__Stored data__.
- - - -
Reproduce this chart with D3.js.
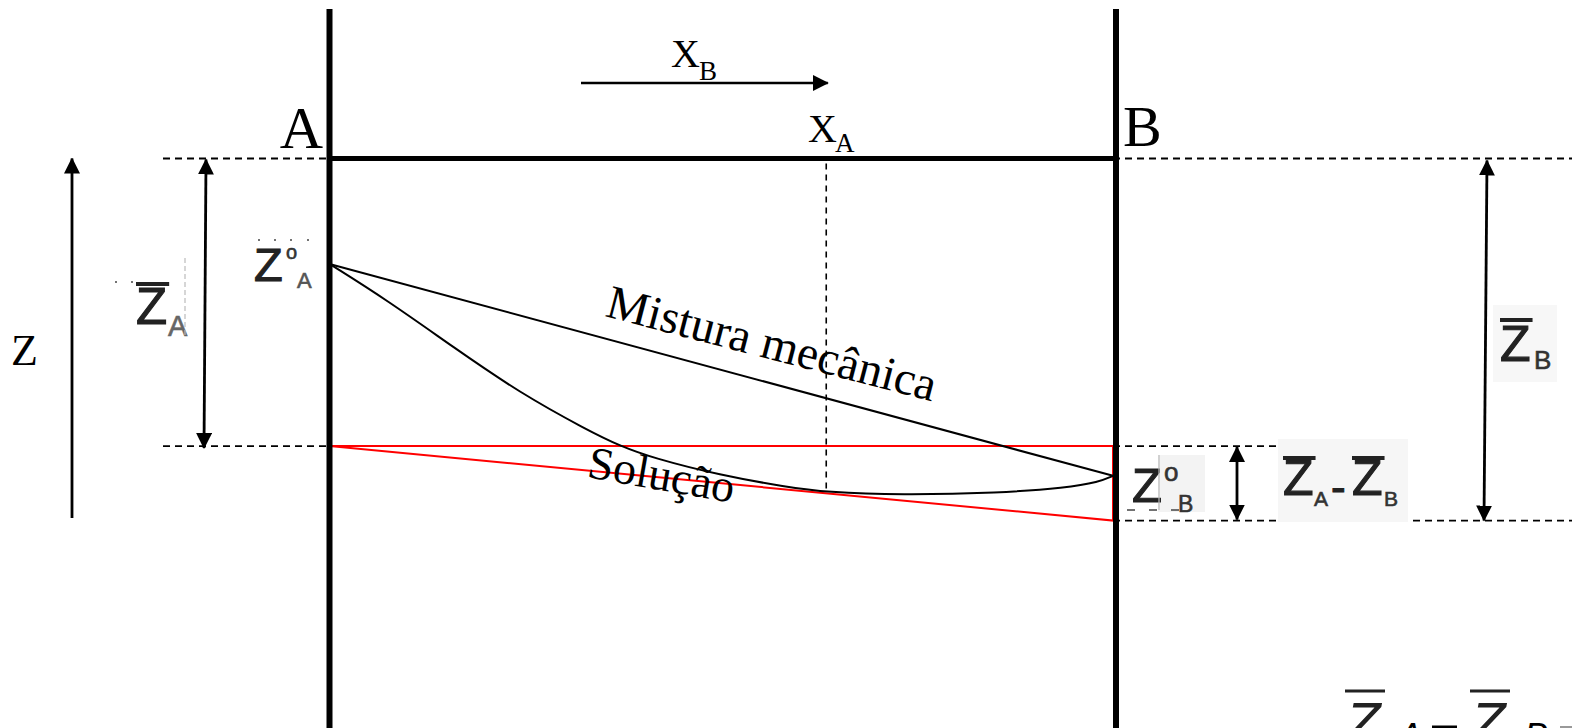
<!DOCTYPE html>
<html>
<head>
<meta charset="utf-8">
<script src="https://cdn.jsdelivr.net/npm/d3@7"></script>
<style>
  body { margin: 0; background: #fff; }
  svg { display: block; }
</style>
</head>
<body>
<div id="chart"></div>
<script>
// composition axis: 0 = pure A, 1 = pure B ; Z: 0 at the top reference line, going negative downwards
const wallX = [0, 1];
const mixX = [0, 1],
      mixZ = [-29.0, -87.3];               // Z°A -> Z°B, mistura mecânica
const solX = [0, 0.073, 0.158, 0.243, 0.329, 0.371, 0.413, 0.498, 0.584, 0.634, 0.728, 0.855, 0.940, 0.982, 1],
      solZ = [-29.0, -38.9, -51.9, -64.5, -74.7, -79.1, -82.4, -87.1, -90.4, -91.8, -92.6, -92.0, -90.6, -89.0, -87.3];
const tanX = [0, 1],
      tanZ = [-79.1, -99.6];               // tangent at xA -> Z̄A , Z̄B
const refZ = 0, zBarA = -79.1, zBarB = -99.6;
const xA = 0.634, xBarrow = [0.321, 0.636];

var width = 1572, height = 728;

var x = d3.scaleLinear().domain([0, 1]).range([329.5, 1113]);
var z = d3.scaleLinear().domain([0, -100]).range([158.5, 522]);

var svg = d3.select("#chart").append("svg")
    .attr("width", width)
    .attr("height", height);

var defs = svg.append("defs");
defs.append("marker")
    .attr("id", "head")
    .attr("markerUnits", "userSpaceOnUse")
    .attr("viewBox", "0 0 16 16")
    .attr("refX", 15).attr("refY", 8)
    .attr("markerWidth", 16).attr("markerHeight", 16)
    .attr("orient", "auto-start-reverse")
  .append("path")
    .attr("d", "M0,0L16,8L0,16Z")
    .attr("fill", "#000");

var line = d3.line().x(d => x(d[0])).y(d => z(d[1]));

// dashed reference levels
var dashes = [
  [163, x(0), refZ], [x(1), width, refZ],
  [163, x(0), zBarA], [x(1), 1278, zBarA],
  [x(1), width, zBarB]
];
svg.append("g").selectAll("line").data(dashes).enter().append("line")
    .attr("x1", d => d[0]).attr("x2", d => d[1])
    .attr("y1", d => z(d[2])).attr("y2", d => z(d[2]))
    .attr("stroke", "#000").attr("stroke-width", 1.8)
    .attr("stroke-dasharray", "7,5");

// vertical dashed at xA
svg.append("line")
    .attr("x1", x(xA)).attr("x2", x(xA))
    .attr("y1", z(refZ) + 5).attr("y2", z(solZ[solX.indexOf(xA)]))
    .attr("stroke", "#000").attr("stroke-width", 1.6)
    .attr("stroke-dasharray", "6,5");

// red tangent triangle
svg.append("path")
    .attr("d", "M" + x(0) + "," + z(zBarA) + "L" + x(1) + "," + z(zBarA) +
               "L" + x(1) + "," + z(tanZ[1]) + "Z")
    .attr("fill", "none").attr("stroke", "#f00").attr("stroke-width", 2);

// mistura mecânica
svg.append("path")
    .attr("d", line(d3.zip(mixX, mixZ)))
    .attr("fill", "none").attr("stroke", "#000").attr("stroke-width", 2);

// solução
svg.append("path")
    .attr("d", line.curve(d3.curveBasis)(d3.zip(solX, solZ)))
    .attr("fill", "none").attr("stroke", "#000").attr("stroke-width", 2);

// walls and top
svg.append("g").selectAll("line").data(wallX).enter().append("line")
    .attr("x1", (d, i) => x(d) + i * 3).attr("x2", (d, i) => x(d) + i * 3)
    .attr("y1", 9).attr("y2", height)
    .attr("stroke", "#000").attr("stroke-width", 6);
svg.append("line")
    .attr("x1", x(0)).attr("x2", x(1) + 3)
    .attr("y1", z(refZ)).attr("y2", z(refZ))
    .attr("stroke", "#000").attr("stroke-width", 5);

// arrows
function arrow(x1, y1, x2, y2, both, sw) {
  var a = svg.append("line")
      .attr("x1", x1).attr("y1", y1).attr("x2", x2).attr("y2", y2)
      .attr("stroke", "#000").attr("stroke-width", sw || 2.8)
      .attr("marker-end", "url(#head)");
  if (both) a.attr("marker-start", "url(#head)");
}
arrow(72, 518, 72, z(refZ), false);
arrow(206, z(refZ) + 1, 204, z(zBarA) + 2, true);
arrow(x(xBarrow[0]), 83, x(xBarrow[1]), 83, false, 2.6);
arrow(1237, z(zBarA) + 1, 1237, z(zBarB) - 1, true);
arrow(1487, z(refZ) + 2, 1484, z(zBarB), true);

// serif labels
var serif = "'Liberation Serif', 'Times New Roman', serif";
function stext(t, px, py, size, anchor) {
  return svg.append("text").attr("x", px).attr("y", py)
      .attr("font-family", serif).attr("font-size", size)
      .attr("text-anchor", anchor || "start").text(t);
}
stext("A", 323, 148, 60, "end");
stext("B", 1123, 146, 58);
stext("X", 671, 67, 40); stext("B", 699, 80, 27);
stext("X", 808, 142, 40); stext("A", 835, 152, 27);
stext("Z", 11, 365, 44);
stext("Mistura mecânica", 0, 0, 47.5)
    .attr("transform", "translate(604,316) rotate(14.6)");
stext("Solução", 0, 0, 46)
    .attr("transform", "translate(586,477) rotate(10)");

// sans labels (pasted images in the original)
var sans = "'Liberation Sans', Arial, sans-serif";
function ztext(px, py, size, opts) {
  var g = svg.append("g");
  var t = g.append("text").attr("x", px).attr("y", py)
      .attr("font-family", sans).attr("font-size", size)
      .attr("fill", "#222").attr("stroke", "#222").attr("stroke-width", opts.italic ? 0 : 1.1)
      .attr("font-style", opts.italic ? "italic" : null)
      .text("Z");
  var bb = t.node().getBBox();
  if (opts.bar) {
    g.append("line")
        .attr("x1", bb.x + (opts.italic ? 2 : 0)).attr("x2", bb.x + bb.width + 2)
        .attr("y1", opts.bar).attr("y2", opts.bar)
        .attr("stroke", "#222").attr("stroke-width", opts.barW || 4);
  }
  if (opts.sup) {
    g.append("text").attr("x", opts.sup[0]).attr("y", opts.sup[1])
        .attr("font-family", sans).attr("font-size", opts.sup[2])
        .attr("fill", "#333").attr("stroke", "#333").attr("stroke-width", 0.6).text("o");
  }
  if (opts.sub) {
    g.append("text").attr("x", opts.sub[0]).attr("y", opts.sub[1])
        .attr("font-family", sans).attr("font-size", opts.sub[2])
        .attr("font-style", opts.italic ? "italic" : null)
        .attr("fill", opts.subFill || "#333")
        .attr("stroke", opts.italic ? null : (opts.subFill || "#333"))
        .attr("stroke-width", 0.6).text(opts.sub[3]);
  }
  return g;
}

// light backgrounds
var boxes = [[1158, 455, 47, 57, "#f3f3f3"], [1278, 439, 130, 83, "#f6f6f6"], [1493, 305, 64, 77, "#f7f7f7"]];
svg.append("g").selectAll("rect").data(boxes).enter().append("rect")
    .attr("x", d => d[0]).attr("y", d => d[1])
    .attr("width", d => d[2]).attr("height", d => d[3])
    .attr("fill", d => d[4]);

// Z°A
ztext(254, 281, 47, { sup: [286, 259, 20], sub: [297, 288, 22, "A"], subFill: "#555" });
svg.append("g").selectAll("circle").data([259, 275, 291, 308]).enter().append("circle")
    .attr("cx", d => d).attr("cy", 240).attr("r", 1).attr("fill", "#444");

// Z̄A
ztext(136, 324, 51, { bar: 284, sub: [168, 336, 29, "A"], subFill: "#666" });
svg.append("g").selectAll("circle").data([116, 132]).enter().append("circle")
    .attr("cx", d => d).attr("cy", 282).attr("r", 1).attr("fill", "#444");
svg.append("line").attr("x1", 185).attr("x2", 185).attr("y1", 258).attr("y2", 337)
    .attr("stroke", "#bbb").attr("stroke-width", 1.2).attr("stroke-dasharray", "5,3");

// Z°B
ztext(1132, 502, 49, { sup: [1164, 481, 26], sub: [1178, 512, 23, "B"] });
svg.append("line").attr("x1", 1159).attr("x2", 1159).attr("y1", 455).attr("y2", 510)
    .attr("stroke", "#bbb").attr("stroke-width", 1.2);
svg.append("line").attr("x1", 1127).attr("x2", 1182).attr("y1", 510).attr("y2", 510)
    .attr("stroke", "#444").attr("stroke-width", 1.5).attr("stroke-dasharray", "8,14");

// Z̄A-Z̄B
ztext(1283, 495, 50, { bar: 458, sub: [1314, 506, 21, "A"] });
svg.append("text").attr("x", 1331).attr("y", 502).attr("font-family", sans)
    .attr("font-size", 44).attr("fill", "#222").attr("stroke", "#222").attr("stroke-width", 1).text("-");
ztext(1352, 495, 50, { bar: 458, sub: [1384, 506, 21, "B"] });

// Z̄B
ztext(1500, 361, 50, { bar: 320, sub: [1534, 369, 26, "B"] });

// formula at the bottom right (cut by the page edge, as in the original)
ztext(1345, 743, 58, { italic: true, bar: 691, barW: 3, sub: [1398, 749, 36, "A"], subFill: "#000" });
svg.append("line").attr("x1", 1432).attr("x2", 1457).attr("y1", 727).attr("y2", 727)
    .attr("stroke", "#000").attr("stroke-width", 3);
ztext(1470, 743, 58, { italic: true, bar: 691, barW: 3, sub: [1524, 749, 36, "B"], subFill: "#000" });
svg.append("line").attr("x1", 1560).attr("x2", 1572).attr("y1", 727).attr("y2", 727)
    .attr("stroke", "#999").attr("stroke-width", 2);
</script>
</body>
</html>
- - - -
Emit the lines of the material exactly, from its first line to the line containing "var z = d3.scaleLinear().domain([0, -100]).range([158.5, 522]);", inclusive; leave every picture out.

__Answer for the task__.
Reproduce this chart with D3.js.
<!DOCTYPE html>
<html>
<head>
<meta charset="utf-8">
<script src="https://cdn.jsdelivr.net/npm/d3@7"></script>
<style>
  body { margin: 0; background: #fff; }
  svg { display: block; }
</style>
</head>
<body>
<div id="chart"></div>
<script>
// composition axis: 0 = pure A, 1 = pure B ; Z: 0 at the top reference line, going negative downwards
const wallX = [0, 1];
const mixX = [0, 1],
      mixZ = [-29.0, -87.3];               // Z°A -> Z°B, mistura mecânica
const solX = [0, 0.073, 0.158, 0.243, 0.329, 0.371, 0.413, 0.498, 0.584, 0.634, 0.728, 0.855, 0.940, 0.982, 1],
      solZ = [-29.0, -38.9, -51.9, -64.5, -74.7, -79.1, -82.4, -87.1, -90.4, -91.8, -92.6, -92.0, -90.6, -89.0, -87.3];
const tanX = [0, 1],
      tanZ = [-79.1, -99.6];               // tangent at xA -> Z̄A , Z̄B
const refZ = 0, zBarA = -79.1, zBarB = -99.6;
const xA = 0.634, xBarrow = [0.321, 0.636];

var width = 1572, height = 728;

var x = d3.scaleLinear().domain([0, 1]).range([329.5, 1113]);
var z = d3.scaleLinear().domain([0, -100]).range([158.5, 522]);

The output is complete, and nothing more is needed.